* [Written request] Please print exactly the lines below, from the start of the material up to and including the line with "(c6) at (1706,373)", but none of the pictures.

* [Provided data]
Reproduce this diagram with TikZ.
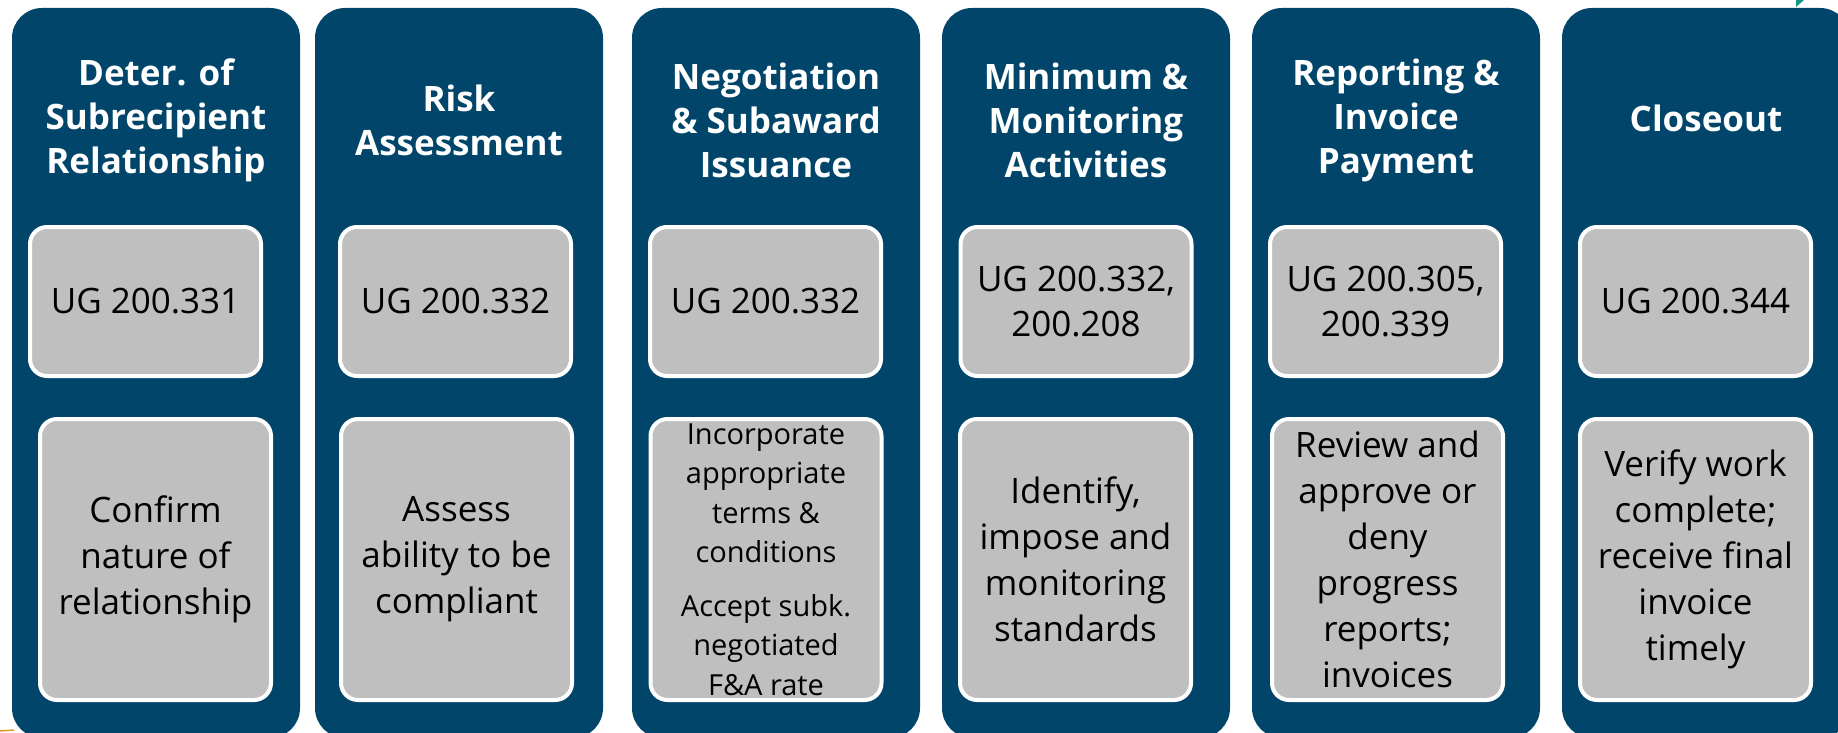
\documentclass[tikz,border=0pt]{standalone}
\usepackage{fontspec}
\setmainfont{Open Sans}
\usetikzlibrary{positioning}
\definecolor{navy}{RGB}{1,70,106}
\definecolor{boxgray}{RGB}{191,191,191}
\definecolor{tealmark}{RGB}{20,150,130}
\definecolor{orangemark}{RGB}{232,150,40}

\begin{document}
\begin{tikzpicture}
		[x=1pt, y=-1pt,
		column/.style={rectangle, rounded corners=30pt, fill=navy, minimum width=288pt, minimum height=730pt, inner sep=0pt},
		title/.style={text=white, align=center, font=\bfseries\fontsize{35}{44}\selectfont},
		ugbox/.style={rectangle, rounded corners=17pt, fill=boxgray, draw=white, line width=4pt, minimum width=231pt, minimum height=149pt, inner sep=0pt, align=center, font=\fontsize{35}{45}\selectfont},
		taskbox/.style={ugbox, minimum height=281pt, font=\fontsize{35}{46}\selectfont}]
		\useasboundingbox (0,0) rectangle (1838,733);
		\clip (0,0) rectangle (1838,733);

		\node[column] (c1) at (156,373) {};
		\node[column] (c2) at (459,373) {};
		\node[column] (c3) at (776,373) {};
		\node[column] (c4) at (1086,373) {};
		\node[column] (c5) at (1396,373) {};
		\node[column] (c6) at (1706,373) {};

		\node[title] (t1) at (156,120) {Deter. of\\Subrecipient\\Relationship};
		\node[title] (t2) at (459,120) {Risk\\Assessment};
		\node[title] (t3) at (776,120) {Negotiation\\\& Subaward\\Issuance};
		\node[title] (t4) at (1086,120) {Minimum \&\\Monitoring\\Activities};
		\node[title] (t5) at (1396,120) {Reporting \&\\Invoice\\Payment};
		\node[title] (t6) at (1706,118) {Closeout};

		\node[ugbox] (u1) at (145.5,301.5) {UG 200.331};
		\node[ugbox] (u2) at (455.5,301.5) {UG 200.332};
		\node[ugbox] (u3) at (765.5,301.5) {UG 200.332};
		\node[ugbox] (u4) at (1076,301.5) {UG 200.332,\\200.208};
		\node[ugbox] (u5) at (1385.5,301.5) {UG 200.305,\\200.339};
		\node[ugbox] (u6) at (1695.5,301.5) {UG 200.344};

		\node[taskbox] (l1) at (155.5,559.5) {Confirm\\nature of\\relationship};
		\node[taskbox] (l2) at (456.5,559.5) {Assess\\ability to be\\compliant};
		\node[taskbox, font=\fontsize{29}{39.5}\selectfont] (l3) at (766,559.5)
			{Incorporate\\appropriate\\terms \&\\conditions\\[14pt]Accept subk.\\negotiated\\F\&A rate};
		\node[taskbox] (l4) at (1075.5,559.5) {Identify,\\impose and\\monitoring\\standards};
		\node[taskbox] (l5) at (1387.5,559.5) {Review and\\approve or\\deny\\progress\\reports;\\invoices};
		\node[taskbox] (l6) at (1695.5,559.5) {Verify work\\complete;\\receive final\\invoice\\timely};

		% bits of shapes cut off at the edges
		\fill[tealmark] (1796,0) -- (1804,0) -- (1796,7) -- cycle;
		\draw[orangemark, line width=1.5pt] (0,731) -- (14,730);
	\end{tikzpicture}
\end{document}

* [Reply]
Reproduce this diagram with TikZ.
\documentclass[tikz,border=0pt]{standalone}
\usepackage{fontspec}
\setmainfont{Open Sans}
\usetikzlibrary{positioning}
\definecolor{navy}{RGB}{1,70,106}
\definecolor{boxgray}{RGB}{191,191,191}
\definecolor{tealmark}{RGB}{20,150,130}
\definecolor{orangemark}{RGB}{232,150,40}

\begin{document}
\begin{tikzpicture}
		[x=1pt, y=-1pt,
		column/.style={rectangle, rounded corners=30pt, fill=navy, minimum width=288pt, minimum height=730pt, inner sep=0pt},
		title/.style={text=white, align=center, font=\bfseries\fontsize{35}{44}\selectfont},
		ugbox/.style={rectangle, rounded corners=17pt, fill=boxgray, draw=white, line width=4pt, minimum width=231pt, minimum height=149pt, inner sep=0pt, align=center, font=\fontsize{35}{45}\selectfont},
		taskbox/.style={ugbox, minimum height=281pt, font=\fontsize{35}{46}\selectfont}]
		\useasboundingbox (0,0) rectangle (1838,733);
		\clip (0,0) rectangle (1838,733);

		\node[column] (c1) at (156,373) {};
		\node[column] (c2) at (459,373) {};
		\node[column] (c3) at (776,373) {};
		\node[column] (c4) at (1086,373) {};
		\node[column] (c5) at (1396,373) {};
		\node[column] (c6) at (1706,373) {};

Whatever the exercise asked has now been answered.